Oh, that last one was a mistake.

When I think about that, I freak a little. On the one hand, I outranked Nora Roberts earlier this year. And we're not even the same genre! Readers talk about me in the same breath as major authors in my genre.

On the other, it's weird how easy it is to outrank Nora Roberts. Maybe I caught her during a lull between new books or something. I'm still small potatoes compared to lots and lots of other authors. I'm always feeling half baked as a writer, like who the hell am I to be somebody? And then there's all the responsibility that comes with being known.

You have fans. Sometimes your fans do things and then other people think you told the fans to do that when you didn't. And you have the writers, some of whom are jealous or just plain weird. Just today I spotted an author I know who appropriated my heroine's first name and then used my hero's first name as their heroine's last name.

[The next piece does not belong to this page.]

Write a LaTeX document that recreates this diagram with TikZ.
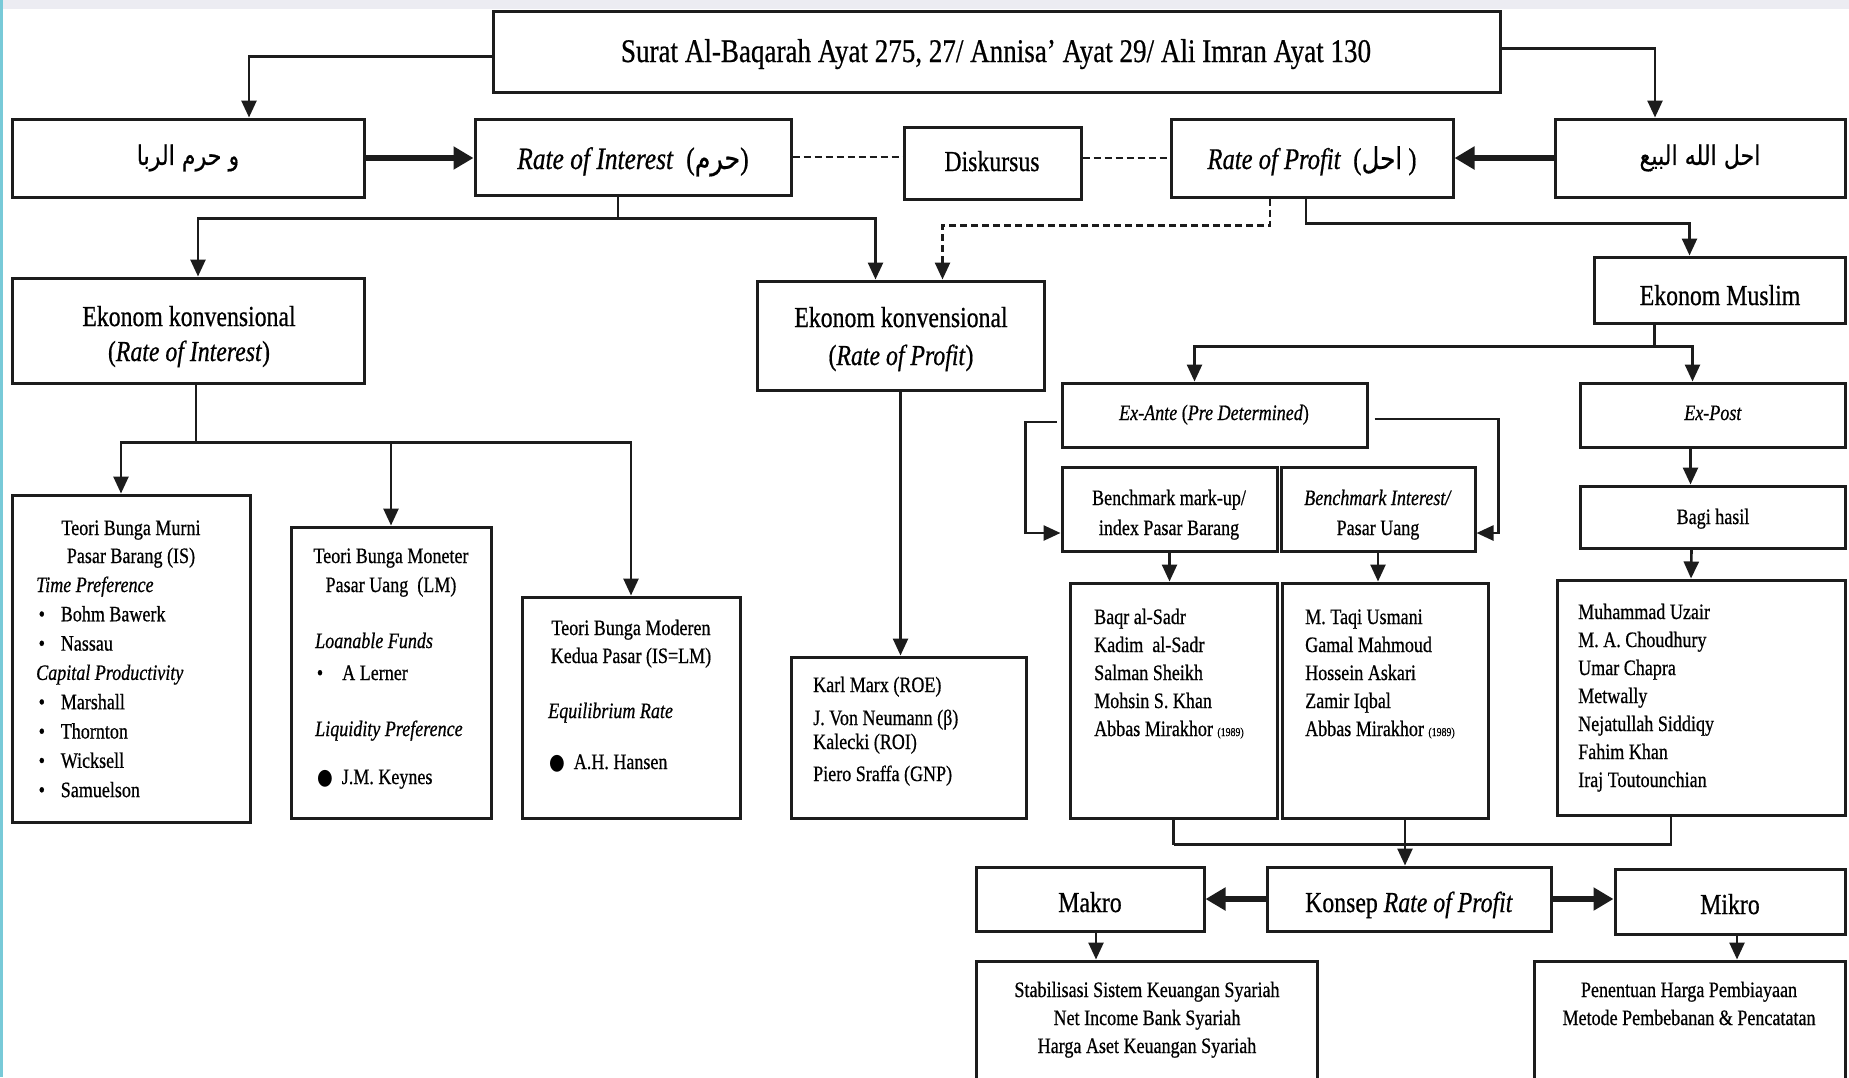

So, for example, my Daria Smith and Clark Winters became, Daria Clark. In the same subgenre. Any other genre, I would have taken it as coincidence, but they're right there with me, competing with a mash-up of my characters' names.

It's not illegal and probably almost no one else notices, but it's tacky as hell and is a great way to get me to pass on selecting an author for various marketing projects. Yeah, that opportunity I had to introduce you to a bunch of new readers? Sorry, pass. I don't trust you now.

Yeah, so I can't think about that stuff. It leads nowhere good: Insecurity. Paranoia. Fear of success. Got to shut the door on that shit before it gains the upper hand. Don't think about writing and publishing, just do it.


Anyway, if all goes well this year, I'll have achieved some serious numbers when it comes to mailing list subscribers, FB pages likes, Goodreads friends, Facebook friends and Twitter followers. Success in this business is in your platform numbers. The longer your reader reach, the better you will sell.

It still boggles my mind that I have made anything of this author business. I wonder if it ever becomes old hat?

On a related note, we (my business partner and I) just finished our first month in the little publishing related venture I mentioned a while back. We already have cash flow and are outperforming the two competitors we've chosen to measure ourselves against. Apparently all those post-op flubs didn't hurt us.